======== Data ========
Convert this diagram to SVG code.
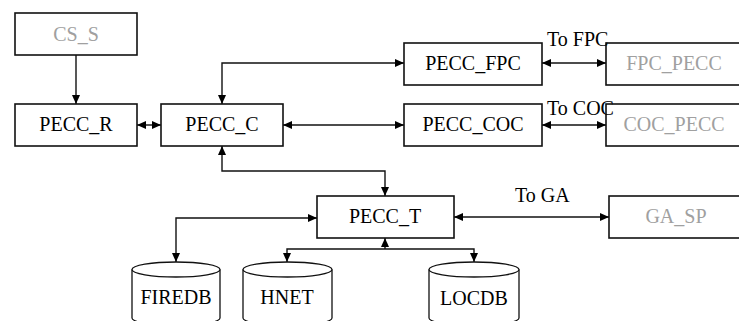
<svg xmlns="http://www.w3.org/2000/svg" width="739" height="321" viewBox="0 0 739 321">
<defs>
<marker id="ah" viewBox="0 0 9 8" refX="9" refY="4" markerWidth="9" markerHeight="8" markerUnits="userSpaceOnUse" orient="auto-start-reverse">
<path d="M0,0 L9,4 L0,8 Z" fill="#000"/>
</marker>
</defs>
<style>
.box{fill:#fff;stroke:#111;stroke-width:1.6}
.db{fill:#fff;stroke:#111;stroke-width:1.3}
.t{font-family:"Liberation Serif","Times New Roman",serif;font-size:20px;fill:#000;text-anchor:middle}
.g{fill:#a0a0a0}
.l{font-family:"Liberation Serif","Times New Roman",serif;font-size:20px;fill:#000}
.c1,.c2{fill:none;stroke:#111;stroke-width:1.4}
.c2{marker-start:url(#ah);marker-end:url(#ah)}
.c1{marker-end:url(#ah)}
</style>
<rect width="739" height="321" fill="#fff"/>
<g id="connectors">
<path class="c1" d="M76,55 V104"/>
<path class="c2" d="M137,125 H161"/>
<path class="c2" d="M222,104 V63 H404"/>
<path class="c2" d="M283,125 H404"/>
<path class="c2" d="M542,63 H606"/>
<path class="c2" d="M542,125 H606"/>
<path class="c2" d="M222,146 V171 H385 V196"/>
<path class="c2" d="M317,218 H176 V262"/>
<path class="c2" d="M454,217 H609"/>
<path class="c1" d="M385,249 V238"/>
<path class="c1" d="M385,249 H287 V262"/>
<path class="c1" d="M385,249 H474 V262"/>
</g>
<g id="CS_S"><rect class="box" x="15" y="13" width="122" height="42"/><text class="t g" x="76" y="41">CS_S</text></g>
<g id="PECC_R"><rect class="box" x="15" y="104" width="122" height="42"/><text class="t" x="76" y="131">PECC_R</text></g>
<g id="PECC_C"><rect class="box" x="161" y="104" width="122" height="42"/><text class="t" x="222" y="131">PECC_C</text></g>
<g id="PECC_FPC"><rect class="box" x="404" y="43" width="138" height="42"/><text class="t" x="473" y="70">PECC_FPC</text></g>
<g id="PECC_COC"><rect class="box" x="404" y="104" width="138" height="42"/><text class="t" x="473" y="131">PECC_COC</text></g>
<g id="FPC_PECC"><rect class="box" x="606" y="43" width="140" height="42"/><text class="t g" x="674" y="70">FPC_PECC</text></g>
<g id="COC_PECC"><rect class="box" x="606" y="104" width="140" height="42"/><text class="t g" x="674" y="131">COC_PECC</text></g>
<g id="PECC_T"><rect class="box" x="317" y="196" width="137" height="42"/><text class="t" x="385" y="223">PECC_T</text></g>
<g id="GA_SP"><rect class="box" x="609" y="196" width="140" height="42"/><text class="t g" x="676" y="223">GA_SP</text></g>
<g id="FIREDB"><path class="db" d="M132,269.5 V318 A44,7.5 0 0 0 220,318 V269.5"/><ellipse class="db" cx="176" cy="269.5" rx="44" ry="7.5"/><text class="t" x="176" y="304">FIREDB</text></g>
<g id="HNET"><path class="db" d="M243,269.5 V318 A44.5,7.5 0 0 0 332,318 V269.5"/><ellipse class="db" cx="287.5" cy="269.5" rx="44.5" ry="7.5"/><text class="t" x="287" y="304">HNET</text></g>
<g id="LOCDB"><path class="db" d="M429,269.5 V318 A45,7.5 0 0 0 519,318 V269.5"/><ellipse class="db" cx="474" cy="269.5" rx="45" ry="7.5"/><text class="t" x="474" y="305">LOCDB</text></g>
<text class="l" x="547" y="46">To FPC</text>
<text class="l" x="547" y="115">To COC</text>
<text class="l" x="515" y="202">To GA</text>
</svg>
========
• Your task: Without including any picture, repeat the data exactly.

• Response to this exercise:
Convert this diagram to SVG code.
<svg xmlns="http://www.w3.org/2000/svg" width="739" height="321" viewBox="0 0 739 321">
<defs>
<marker id="ah" viewBox="0 0 9 8" refX="9" refY="4" markerWidth="9" markerHeight="8" markerUnits="userSpaceOnUse" orient="auto-start-reverse">
<path d="M0,0 L9,4 L0,8 Z" fill="#000"/>
</marker>
</defs>
<style>
.box{fill:#fff;stroke:#111;stroke-width:1.6}
.db{fill:#fff;stroke:#111;stroke-width:1.3}
.t{font-family:"Liberation Serif","Times New Roman",serif;font-size:20px;fill:#000;text-anchor:middle}
.g{fill:#a0a0a0}
.l{font-family:"Liberation Serif","Times New Roman",serif;font-size:20px;fill:#000}
.c1,.c2{fill:none;stroke:#111;stroke-width:1.4}
.c2{marker-start:url(#ah);marker-end:url(#ah)}
.c1{marker-end:url(#ah)}
</style>
<rect width="739" height="321" fill="#fff"/>
<g id="connectors">
<path class="c1" d="M76,55 V104"/>
<path class="c2" d="M137,125 H161"/>
<path class="c2" d="M222,104 V63 H404"/>
<path class="c2" d="M283,125 H404"/>
<path class="c2" d="M542,63 H606"/>
<path class="c2" d="M542,125 H606"/>
<path class="c2" d="M222,146 V171 H385 V196"/>
<path class="c2" d="M317,218 H176 V262"/>
<path class="c2" d="M454,217 H609"/>
<path class="c1" d="M385,249 V238"/>
<path class="c1" d="M385,249 H287 V262"/>
<path class="c1" d="M385,249 H474 V262"/>
</g>
<g id="CS_S"><rect class="box" x="15" y="13" width="122" height="42"/><text class="t g" x="76" y="41">CS_S</text></g>
<g id="PECC_R"><rect class="box" x="15" y="104" width="122" height="42"/><text class="t" x="76" y="131">PECC_R</text></g>
<g id="PECC_C"><rect class="box" x="161" y="104" width="122" height="42"/><text class="t" x="222" y="131">PECC_C</text></g>
<g id="PECC_FPC"><rect class="box" x="404" y="43" width="138" height="42"/><text class="t" x="473" y="70">PECC_FPC</text></g>
<g id="PECC_COC"><rect class="box" x="404" y="104" width="138" height="42"/><text class="t" x="473" y="131">PECC_COC</text></g>
<g id="FPC_PECC"><rect class="box" x="606" y="43" width="140" height="42"/><text class="t g" x="674" y="70">FPC_PECC</text></g>
<g id="COC_PECC"><rect class="box" x="606" y="104" width="140" height="42"/><text class="t g" x="674" y="131">COC_PECC</text></g>
<g id="PECC_T"><rect class="box" x="317" y="196" width="137" height="42"/><text class="t" x="385" y="223">PECC_T</text></g>
<g id="GA_SP"><rect class="box" x="609" y="196" width="140" height="42"/><text class="t g" x="676" y="223">GA_SP</text></g>
<g id="FIREDB"><path class="db" d="M132,269.5 V318 A44,7.5 0 0 0 220,318 V269.5"/><ellipse class="db" cx="176" cy="269.5" rx="44" ry="7.5"/><text class="t" x="176" y="304">FIREDB</text></g>
<g id="HNET"><path class="db" d="M243,269.5 V318 A44.5,7.5 0 0 0 332,318 V269.5"/><ellipse class="db" cx="287.5" cy="269.5" rx="44.5" ry="7.5"/><text class="t" x="287" y="304">HNET</text></g>
<g id="LOCDB"><path class="db" d="M429,269.5 V318 A45,7.5 0 0 0 519,318 V269.5"/><ellipse class="db" cx="474" cy="269.5" rx="45" ry="7.5"/><text class="t" x="474" y="305">LOCDB</text></g>
<text class="l" x="547" y="46">To FPC</text>
<text class="l" x="547" y="115">To COC</text>
<text class="l" x="515" y="202">To GA</text>
</svg>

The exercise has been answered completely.